After 32 days in Montana, Idaho took a mere three-and-a-half to cross. I arrived in my second to last state of the journey, Washington, on August 17th.
A handful of vehicles pulled over and said hello as I neared and crossed the state line last evening. A man named Larry, who has been farming in Eastern Washington for the last 58 years, bought me dinner at a little restaurant in Tekoa last night. Thank you for the great welcome to Washington!

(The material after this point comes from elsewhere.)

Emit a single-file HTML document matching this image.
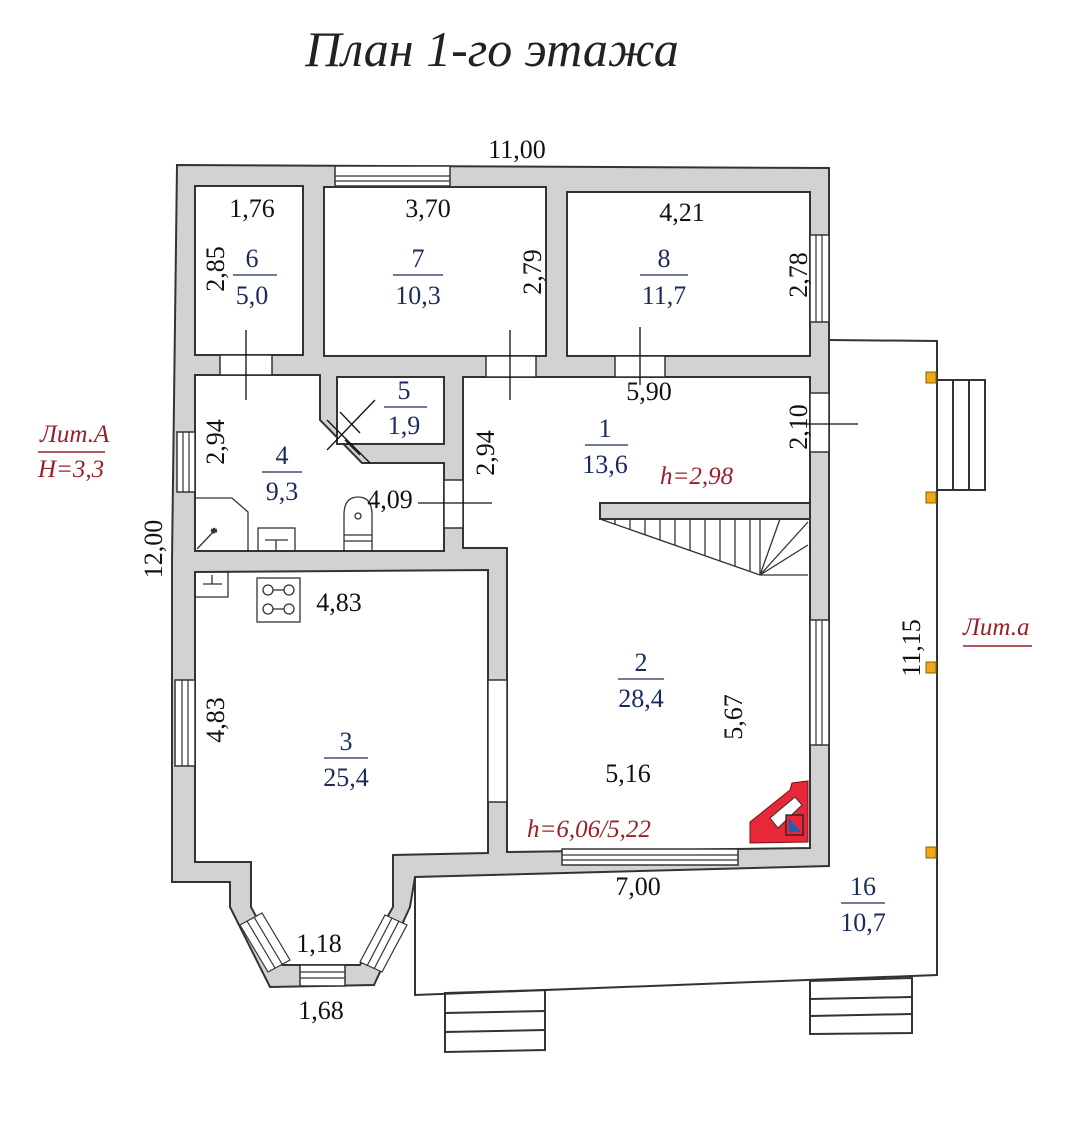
<!DOCTYPE html>
<html><head><meta charset="utf-8"><style>
html,body{margin:0;padding:0;background:#fff;}
svg{display:block}
text{font-family:"Liberation Serif",serif;}
.d{font-size:26px;fill:#111}
.n{font-size:26px;fill:#1b2a5c}
.r{font-size:25px;fill:#9a1f2a;font-style:italic}
</style></head><body>
<svg width="1080" height="1135" viewBox="0 0 1080 1135" xmlns="http://www.w3.org/2000/svg">
<rect width="1080" height="1135" fill="#fff"/>
<text x="492" y="66" text-anchor="middle" style="font-size:50px;font-style:italic;fill:#222">План 1-го этажа</text>

<polygon points="177,165 829,168 829,866 415,877 410,907 374,985 270,987 230,907 230,882 172,882 172,560" fill="#d2d2d2" stroke="#333" stroke-width="2"/>

<g fill="#fff" stroke="#333" stroke-width="2">
<rect x="195" y="186" width="108" height="169"/>
<rect x="324" y="187" width="222" height="169"/>
<rect x="567" y="192" width="243" height="164"/>
<polygon points="195,375 320,375 320,420 362,463 444,463 444,551 195,551"/>
<rect x="337" y="377" width="107" height="67"/>
<polygon points="463,377 810,377 810,848 507,852 507,548 463,548"/>
<polygon points="195,572 488,570 488,853 393,855 393,907 360,965 282,965 251,907 251,862 195,862"/>
</g>
<rect x="600" y="503" width="210" height="16" fill="#d2d2d2" stroke="#333" stroke-width="2"/>

<g fill="#fff" stroke="#333" stroke-width="1.5">
<rect x="335" y="166" width="115" height="20"/>
<rect x="810" y="235" width="19" height="87"/>
<rect x="810" y="620" width="19" height="125"/>
<rect x="177" y="432" width="18" height="60"/>
<rect x="175" y="680" width="20" height="86"/>
<rect x="562" y="849" width="176" height="16"/>
<rect x="300" y="965" width="45" height="21"/>
</g>
<g stroke="#333" stroke-width="1.2">
<line x1="335" y1="176" x2="450" y2="176"/><line x1="335" y1="181" x2="450" y2="181"/>
<line x1="816" y1="235" x2="816" y2="322"/><line x1="822" y1="235" x2="822" y2="322"/>
<line x1="816" y1="620" x2="816" y2="745"/><line x1="822" y1="620" x2="822" y2="745"/>
<line x1="183" y1="432" x2="183" y2="492"/><line x1="189" y1="432" x2="189" y2="492"/>
<line x1="182" y1="680" x2="182" y2="766"/><line x1="188" y1="680" x2="188" y2="766"/>
<line x1="562" y1="855" x2="738" y2="855"/><line x1="562" y1="860" x2="738" y2="860"/>
<line x1="300" y1="972" x2="345" y2="972"/><line x1="300" y1="978" x2="345" y2="978"/>
<polygon points="240,925 262,913 290,960 268,972" fill="#fff"/>
<line x1="247" y1="921" x2="275" y2="968"/><line x1="254" y1="917" x2="282" y2="964"/>
<polygon points="360,962 382,972 407,925 385,915" fill="#fff"/>
<line x1="367" y1="966" x2="392" y2="918"/><line x1="374" y1="969" x2="399" y2="921"/>
</g>
<g fill="#fff" stroke="#333" stroke-width="1.5">
<rect x="220" y="355" width="52" height="20"/>
<rect x="486" y="356" width="50" height="21"/>
<rect x="615" y="356" width="50" height="21"/>
<rect x="810" y="393" width="19" height="59"/>
<rect x="444" y="480" width="19" height="48"/>
<rect x="488" y="680" width="19" height="122"/>
</g>
<g stroke="#111" stroke-width="1.3">
<line x1="246" y1="330" x2="246" y2="400"/>
<line x1="510" y1="330" x2="510" y2="400"/>
<line x1="640" y1="327" x2="640" y2="385"/>
<line x1="418" y1="503" x2="492" y2="503"/>
<line x1="800" y1="424" x2="858" y2="424"/>
<line x1="327" y1="420" x2="370" y2="463"/>
<line x1="327" y1="450" x2="375" y2="400"/>
<line x1="340" y1="412" x2="360" y2="433"/>
<line x1="360" y1="455" x2="345" y2="440"/>
</g>

<g fill="none" stroke="#333" stroke-width="2">
<polyline points="829,340 937,341 937,975 415,995 415,877"/>
<rect x="937" y="380" width="48" height="110"/>
<line x1="953" y1="380" x2="953" y2="490"/><line x1="969" y1="380" x2="969" y2="490"/>
<polygon points="445,993 545,990 545,1050 445,1052"/>
<line x1="445" y1="1013" x2="545" y2="1011"/><line x1="445" y1="1032" x2="545" y2="1030"/>
<polygon points="810,981 912,978 912,1033 810,1034"/>
<line x1="810" y1="999" x2="912" y2="997"/><line x1="810" y1="1016" x2="912" y2="1014"/>
</g>
<g fill="#f0a818" stroke="#8a6000" stroke-width="1">
<rect x="926" y="372" width="10" height="11"/><rect x="926" y="492" width="10" height="11"/>
<rect x="926" y="662" width="10" height="11"/><rect x="926" y="847" width="10" height="11"/>
</g>

<g stroke="#333" stroke-width="1.3" fill="none">
<line x1="600" y1="519" x2="760" y2="575"/>
<line x1="760" y1="575" x2="808" y2="575"/>
<line x1="615" y1="519" x2="615" y2="524"/><line x1="630" y1="519" x2="630" y2="529"/>
<line x1="645" y1="519" x2="645" y2="535"/><line x1="660" y1="519" x2="660" y2="540"/>
<line x1="675" y1="519" x2="675" y2="545"/><line x1="690" y1="519" x2="690" y2="550"/>
<line x1="705" y1="519" x2="705" y2="556"/><line x1="720" y1="519" x2="720" y2="561"/>
<line x1="735" y1="519" x2="735" y2="566"/><line x1="750" y1="519" x2="750" y2="572"/>
<line x1="760" y1="575" x2="760" y2="519"/>
<line x1="760" y1="575" x2="780" y2="519"/><line x1="760" y1="575" x2="808" y2="522"/>
<line x1="760" y1="575" x2="808" y2="545"/>
</g>

<g stroke="#333" stroke-width="1.3" fill="none">
<polyline points="195,498 232,498 248,512 248,551"/>
<line x1="197" y1="549" x2="215" y2="530"/><text x="211" y="536" style="font-size:12px">*</text>
<rect x="258" y="528" width="37" height="23"/>
<line x1="265" y1="540" x2="288" y2="540"/><line x1="276" y1="540" x2="276" y2="551"/>
<path d="M344,551 V515 Q344,497 358,497 Q372,497 372,515 V551"/>
<circle cx="358" cy="516" r="3"/>
<line x1="344" y1="535" x2="372" y2="535"/><line x1="344" y1="541" x2="372" y2="541"/>
<rect x="195" y="572" width="33" height="25"/>
<line x1="203" y1="584" x2="222" y2="584"/><line x1="212" y1="575" x2="212" y2="584"/>
<rect x="257" y="578" width="43" height="44"/>
<circle cx="268" cy="590" r="5"/><circle cx="289" cy="590" r="5"/>
<circle cx="268" cy="609" r="5"/><circle cx="289" cy="609" r="5"/>
<line x1="273" y1="590" x2="284" y2="590"/><line x1="273" y1="609" x2="284" y2="609"/>
</g>
<polygon points="750,822 775,802 790,790 792,783 808,781 808,842 750,843" fill="#e8283a" stroke="#7a1010" stroke-width="1"/>
<polygon points="770,818 795,797 802,805 778,828" fill="#fff" stroke="#333" stroke-width="1"/>
<rect x="786" y="815" width="17" height="20" fill="#e8283a" stroke="#222" stroke-width="1.3"/>
<polygon points="789,818 801,832 789,832" fill="#1e5fb0"/>

<text class="d" x="517" y="158" text-anchor="middle">11,00</text>
<text class="d" x="252" y="217" text-anchor="middle">1,76</text>
<text class="d" x="428" y="217" text-anchor="middle">3,70</text>
<text class="d" x="682" y="221" text-anchor="middle">4,21</text>
<text class="d" x="649" y="400" text-anchor="middle">5,90</text>
<text class="d" x="390" y="508" text-anchor="middle">4,09</text>
<text class="d" x="339" y="611" text-anchor="middle">4,83</text>
<text class="d" x="628" y="782" text-anchor="middle">5,16</text>
<text class="d" x="638" y="895" text-anchor="middle">7,00</text>
<text class="d" x="319" y="952" text-anchor="middle">1,18</text>
<text class="d" x="321" y="1019" text-anchor="middle">1,68</text>
<text transform="translate(224,269) rotate(-90)" text-anchor="middle" class="d">2,85</text>
<text transform="translate(541,272) rotate(-90)" text-anchor="middle" class="d">2,79</text>
<text transform="translate(807,275) rotate(-90)" text-anchor="middle" class="d">2,78</text>
<text transform="translate(224,442) rotate(-90)" text-anchor="middle" class="d">2,94</text>
<text transform="translate(494,453) rotate(-90)" text-anchor="middle" class="d">2,94</text>
<text transform="translate(807,427) rotate(-90)" text-anchor="middle" class="d">2,10</text>
<text transform="translate(162,549) rotate(-90)" text-anchor="middle" class="d">12,00</text>
<text transform="translate(224,720) rotate(-90)" text-anchor="middle" class="d">4,83</text>
<text transform="translate(742,717) rotate(-90)" text-anchor="middle" class="d">5,67</text>
<text transform="translate(920,648) rotate(-90)" text-anchor="middle" class="d">11,15</text>

<g class="n" text-anchor="middle">
<text x="252" y="267">6</text><text x="252" y="304">5,0</text>
<text x="418" y="267">7</text><text x="418" y="304">10,3</text>
<text x="664" y="267">8</text><text x="664" y="304">11,7</text>
<text x="404" y="399">5</text><text x="404" y="434">1,9</text>
<text x="282" y="464">4</text><text x="282" y="500">9,3</text>
<text x="605" y="437">1</text><text x="605" y="473">13,6</text>
<text x="641" y="671">2</text><text x="641" y="707">28,4</text>
<text x="346" y="750">3</text><text x="346" y="786">25,4</text>
<text x="863" y="895">16</text><text x="863" y="931">10,7</text>
</g>
<g stroke="#1b2a5c" stroke-width="1.3">
<line x1="233" y1="275" x2="277" y2="275"/><line x1="393" y1="275" x2="443" y2="275"/>
<line x1="640" y1="275" x2="688" y2="275"/><line x1="384" y1="407" x2="427" y2="407"/>
<line x1="262" y1="472" x2="302" y2="472"/><line x1="585" y1="445" x2="628" y2="445"/>
<line x1="618" y1="679" x2="664" y2="679"/><line x1="324" y1="758" x2="368" y2="758"/>
<line x1="841" y1="903" x2="885" y2="903"/>
</g>

<text class="r" x="660" y="484">h=2,98</text>
<text class="r" x="527" y="837">h=6,06/5,22</text>
<text class="r" x="40" y="442">Лит.А</text>
<line x1="38" y1="452" x2="105" y2="452" stroke="#9a1f2a" stroke-width="1.5"/>
<text class="r" x="38" y="477">H=3,3</text>
<text class="r" x="963" y="635">Лит.а</text>
<line x1="963" y1="646" x2="1032" y2="646" stroke="#9a1f2a" stroke-width="1.5"/>
</svg>
</body></html>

After 10 days and 286 miles of walking since Lincoln, I was ready for a rest day! I am camping at a city park in town and spending the day off my feet, playing catch up, and planning my route through Washington.
Days – 129
Miles – 2,922
Peanut Butter Jars – 101
Loose Change – $8.10
Favorite Roadside Find – About a mile from where I said goodbye to my dad, I came across a toy car and a little note underneath a stone. The note was a touching, encouraging message from my dad. He bought the car at a pawn shop in Great Falls during our visit, and I have been using the rock to pound in my tent stakes….the rock is much more effective than my metal coffee mug! Thank you pop!
Favorite Four Photos-
From Tekoa, I am less than 500 miles from the Pacific…PJ and I will have our work cut out for us on the walk from Eastern Washington to the ocean. Increased traffic from farm vehicles (harvest season is at its peak) and college students headed back to school at Washington State, along with a hot and smoky forecast will only add to the challenges down the road. This is going to be a hell of a push to the Pacific!